Directed by Denis Villeneuve, Prisoners hit no. 1 at the box office this weekend. Starring Hugh Jackman and Jake Gyllenhaal, this dark thriller is sure grip and excite the senses.
The story takes place over Thanksgiving when Keller Dover’s (Jackman) friends and family get together to share a night of laughter and relaxation. Suddenly, the atmosphere shifts from one of merriment to one of panic.
One minute Dover’s daughter and her friend are outside playing, and the next, they are gone.
Slowly, we see Jackman’s character begin to unravel at the seams. Stricken with worry and grief over the abduction of his daughter, Dover begins his gradual descent into obsessive paranoia. It is not long before he decides to take matters into his own hands. The question is, how far will he go?
Following Dover is Gyllenhaal’s character, Detective Loki, whose goal in finding the kidnapped pair of girls is more professional than personal. Loki’s characters acts as a foil to Dover.
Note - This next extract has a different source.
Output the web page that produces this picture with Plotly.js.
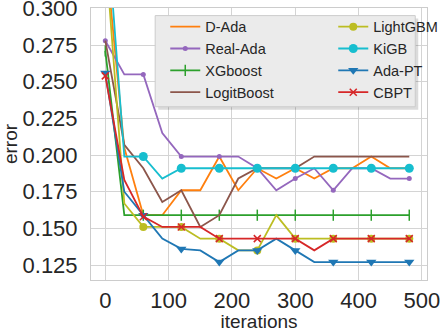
<!DOCTYPE html>
<html>
<head>
<meta charset="utf-8">
<script src="https://cdn.plot.ly/plotly-3.0.1.min.js"></script>
<style>
  html, body { margin: 0; padding: 0; background: #ffffff; }
  #chart { width: 441px; height: 332px; }
</style>
</head>
<body>
<div id="chart"></div>
<script>
  const iterations = [0, 30, 60, 90, 120, 150, 180, 210, 240, 270, 300, 330, 360, 390, 420, 450, 480];
  const dAda = [0.34, 0.205, 0.159, 0.159, 0.176, 0.176, 0.199, 0.176, 0.191, 0.184, 0.191, 0.184, 0.191, 0.191, 0.199, 0.191, 0.191];
  const realAda = [0.278, 0.255, 0.255, 0.215, 0.199, 0.199, 0.199, 0.199, 0.191, 0.176, 0.184, 0.191, 0.176, 0.191, 0.191, 0.184, 0.184];
  const xgboost = [0.271, 0.159, 0.159, 0.159, 0.159, 0.159, 0.159, 0.159, 0.159, 0.159, 0.159, 0.159, 0.159, 0.159, 0.159, 0.159, 0.159];
  const logitBoost = [0.278, 0.207, 0.191, 0.168, 0.176, 0.151, 0.159, 0.184, 0.191, 0.191, 0.191, 0.199, 0.199, 0.199, 0.199, 0.199, 0.199];
  const lightGBM = [0.34, 0.167, 0.151, 0.151, 0.151, 0.143, 0.143, 0.135, 0.135, 0.159, 0.143, 0.143, 0.143, 0.143, 0.143, 0.143, 0.143];
  const kiGB = [0.37, 0.199, 0.199, 0.184, 0.191, 0.191, 0.191, 0.191, 0.191, 0.191, 0.191, 0.191, 0.191, 0.191, 0.191, 0.191, 0.191];
  const adaPT = [0.256, 0.175, 0.159, 0.143, 0.136, 0.135, 0.127, 0.135, 0.135, 0.143, 0.135, 0.127, 0.127, 0.127, 0.127, 0.127, 0.127];
  const cbpt = [0.254, 0.183, 0.158, 0.151, 0.151, 0.151, 0.143, 0.143, 0.143, 0.143, 0.143, 0.135, 0.143, 0.143, 0.143, 0.143, 0.143];
  const xTicks = [0, 100, 200, 300, 400, 500];

  // legend is filled row by row, so ranks put the items in two columns
  const series = [
    { name: "D-Ada", y: dAda, color: "#ff7f0e", symbol: null, size: 0, rank: 1 },
    { name: "Real-Ada", y: realAda, color: "#9467bd", symbol: "circle", size: 5, rank: 3 },
    { name: "XGboost", y: xgboost, color: "#2ca02c", symbol: "line-ns-open", size: 8, rank: 5 },
    { name: "LogitBoost", y: logitBoost, color: "#8c564b", symbol: null, size: 0, rank: 7 },
    { name: "LightGBM", y: lightGBM, color: "#bcbd22", symbol: "circle", size: 8, rank: 2 },
    { name: "KiGB", y: kiGB, color: "#17becf", symbol: "circle", size: 9, rank: 4 },
    { name: "Ada-PT", y: adaPT, color: "#1f77b4", symbol: "triangle-down", size: 9, rank: 6 },
    { name: "CBPT", y: cbpt, color: "#d62728", symbol: "x-thin-open", size: 7, rank: 8 }
  ];

  const traces = series.map(function (s) {
    const trace = {
      type: "scatter",
      name: s.name,
      x: iterations,
      y: s.y,
      legendrank: s.rank,
      line: { color: s.color, width: 1.8 },
      mode: "lines"
    };
    if (s.symbol) {
      trace.mode = "lines+markers";
      trace.marker = {
        symbol: s.symbol,
        size: s.size,
        // markers only on every other point
        color: iterations.map(function (_v, i) { return i % 2 === 0 ? s.color : "rgba(0,0,0,0)"; }),
        line: { width: s.symbol.indexOf("open") >= 0 ? 1.5 : 0 }
      };
    }
    return trace;
  });

  const axisBase = {
    showgrid: true,
    gridcolor: "#d4d4d4",
    gridwidth: 1,
    showline: true,
    linecolor: "#cccccc",
    linewidth: 1,
    mirror: true,
    zeroline: false,
    ticks: "",
    ticklabeloverflow: "allow",
    tickfont: { size: 22, color: "#262626" }
  };

  // legend frame drawn as shapes so its padding can match
  const legendBox = { x0: 0.191, x1: 0.965, y0: 0.637, y1: 0.972 };

  const layout = {
    width: 441,
    height: 332,
    margin: { l: 91, r: 14, t: 8, b: 52, autoexpand: false },
    paper_bgcolor: "#ffffff",
    plot_bgcolor: "#ffffff",
    font: { family: "Liberation Sans, Arial, sans-serif", color: "#262626" },
    xaxis: Object.assign({}, axisBase, {
      range: [-22.6, 508],
      tickvals: xTicks,
      ticklabelstandoff: 1,
      title: { text: "iterations", font: { size: 19 }, standoff: 1 }
    }),
    yaxis: Object.assign({}, axisBase, {
      range: [0.1148, 0.3003],
      dtick: 0.025,
      tickformat: ".3f",
      ticklabelstandoff: 8,
      title: { text: "error", font: { size: 19 }, standoff: 2 }
    }),
    shapes: [
      {
        type: "rect", xref: "paper", yref: "paper", layer: "above",
        x0: legendBox.x0 + 0.009, x1: legendBox.x1 + 0.009,
        y0: legendBox.y0 - 0.011, y1: legendBox.y1 - 0.011,
        fillcolor: "rgba(0,0,0,0.14)", line: { width: 0 }
      },
      {
        type: "rect", xref: "paper", yref: "paper", layer: "above",
        x0: legendBox.x0, x1: legendBox.x1, y0: legendBox.y0, y1: legendBox.y1,
        fillcolor: "#ebebeb", line: { color: "#cccccc", width: 1 }
      }
    ],
    legend: {
      orientation: "h",
      x: 0.221,
      y: 0.99,
      xanchor: "left",
      yanchor: "top",
      entrywidth: 123,
      entrywidthmode: "pixels",
      bgcolor: "rgba(0,0,0,0)",
      borderwidth: 0,
      font: { size: 14.5, color: "#262626" }
    },
    showlegend: true
  };

  Plotly.newPlot("chart", traces, layout, { displayModeBar: false, staticPlot: true });
</script>
</body>
</html>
He is the constant voice of reason in Dover’s ear, and thus is the audience’s anchor throughout the entire film.
Jackman and Gyllenhaal are a dynamic duo in Prisoners. They convey the most basic of human instincts with a scary, dramatic flare that only seasoned actors can bring to the table. Plus, their good looks don’t hurt either!
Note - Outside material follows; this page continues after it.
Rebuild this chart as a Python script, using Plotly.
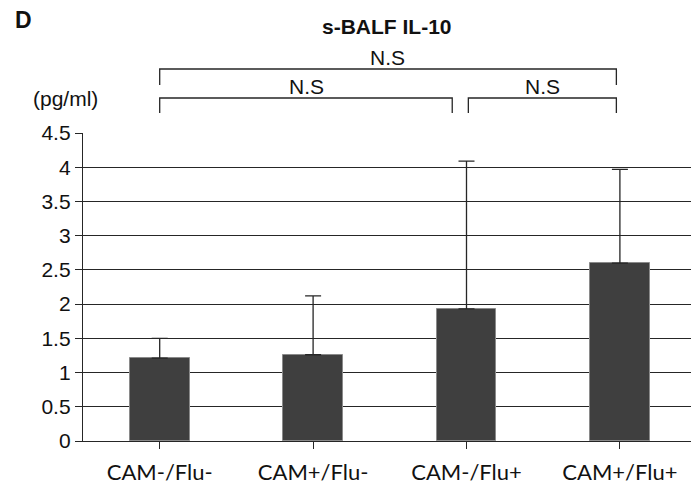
import plotly.graph_objects as go

categories = ["CAM-/Flu-", "CAM+/Flu-", "CAM-/Flu+", "CAM+/Flu+"]
means = [1.21, 1.26, 1.93, 2.60]
sd_upper = [0.29, 0.86, 2.16, 1.37]
y_ticks = [0, 0.5, 1, 1.5, 2, 2.5, 3, 3.5, 4, 4.5]
y_ticktext = ["0", "0.5", "1", "1.5", "2", "2.5", "3", "3.5", "4", "4.5"]
comparisons = [(0, 3, "N.S"), (0, 2, "N.S"), (2, 3, "N.S")]

W, H = 691, 485
ML, MR, MT, MB = 83, 0, 133, 44
cat_px = 153.4
x_right = -0.5 + (W - ML - MR) / cat_px

fig = go.Figure()
fig.add_trace(go.Bar(
    x=list(range(len(categories))), y=means, width=0.39,
    marker=dict(color="#3f3f3f", line=dict(color="#8a8a8a", width=1)),
    error_y=dict(type="data", array=sd_upper, arrayminus=[0] * len(means),
                 symmetric=False, width=8, thickness=1.3, color="#262626"),
    showlegend=False,
))

line_col = "#262626"
plot_h = H - MT - MB


def py2paper(py):
    return (H - MB - py) / plot_h


# brackets: top (all), lower left, lower right
brackets = [
    (0.0, 2.977, 69, 85, 387.5, 57.5),
    (0.0, 1.907, 98, 113, 306, 86),
    (2.012, 2.977, 98, 113, 542, 86),
]
for (x0, x1, ytop, ybot, tx, ty), (_, _, label) in zip(brackets, comparisons):
    fig.add_shape(type="path",
                  path=f"M {x0} {py2paper(ybot)} L {x0} {py2paper(ytop)} L {x1} {py2paper(ytop)} L {x1} {py2paper(ybot)}",
                  xref="x", yref="paper", line=dict(color=line_col, width=1.3))
    fig.add_annotation(x=-0.5 + (tx - ML) / cat_px, y=py2paper(ty), xref="x", yref="paper",
                       text=label, showarrow=False, xanchor="center", yanchor="middle",
                       font=dict(family="Liberation Sans, Arial", size=21, color="#111"))

fig.add_annotation(x=(387 - ML) / (W - ML - MR), y=py2paper(26), xref="paper", yref="paper",
                   text="<b>s-BALF IL-10</b>", showarrow=False, xanchor="center", yanchor="middle",
                   font=dict(family="Liberation Sans, Arial", size=21, color="#111"))
fig.add_annotation(x=(13 - ML) / (W - ML - MR), y=py2paper(20), xref="paper", yref="paper",
                   text="<b>D</b>", showarrow=False, xanchor="left", yanchor="middle",
                   font=dict(family="Liberation Sans, Arial", size=23, color="#111"))
fig.add_annotation(x=(65.5 - ML) / (W - ML - MR), y=py2paper(99), xref="paper", yref="paper",
                   text="(pg/ml)", showarrow=False, xanchor="center", yanchor="middle",
                   font=dict(family="Liberation Sans, Arial", size=21, color="#111"))

fig.update_layout(
    width=W, height=H,
    margin=dict(l=ML, r=MR, t=MT, b=MB, pad=0),
    paper_bgcolor="white", plot_bgcolor="white",
    bargap=0,
    xaxis=dict(range=[-0.5, x_right], tickmode="array", tickvals=list(range(len(categories))),
               ticktext=categories, tickson="boundaries", ticks="outside", ticklen=7,
               tickcolor=line_col, tickwidth=1.3, showline=True, linecolor=line_col, linewidth=1.3,
               showgrid=False, zeroline=False, ticklabelstandoff=4,
               tickfont=dict(family="Lato, Carlito, Calibri", size=22, color="#111")),
    yaxis=dict(range=[0, 4.5], tickmode="array", tickvals=y_ticks, ticktext=y_ticktext,
               ticks="outside", ticklen=7, tickcolor=line_col, tickwidth=1.3,
               showline=True, linecolor=line_col, linewidth=1.3,
               showgrid=True, gridcolor=line_col, gridwidth=1.3, zeroline=False,
               tickfont=dict(family="Liberation Sans, Arial", size=21, color="#111")),
)

fig.write_html("out.html")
Basically, Prisoners is a grittier version of Taken but less hokey and with better character development. What makes this particular film especially scary is that it unpacks a very harsh truth. Real monsters do exist, just not in your closet or under you bed. And, our protagonist will soon find out that not everyone or everything is as it seems. If you are in the mood for a suspenseful whodunit, then look no further than Prisoners.
Prisoners is rated R and contains graphic violence and profanity.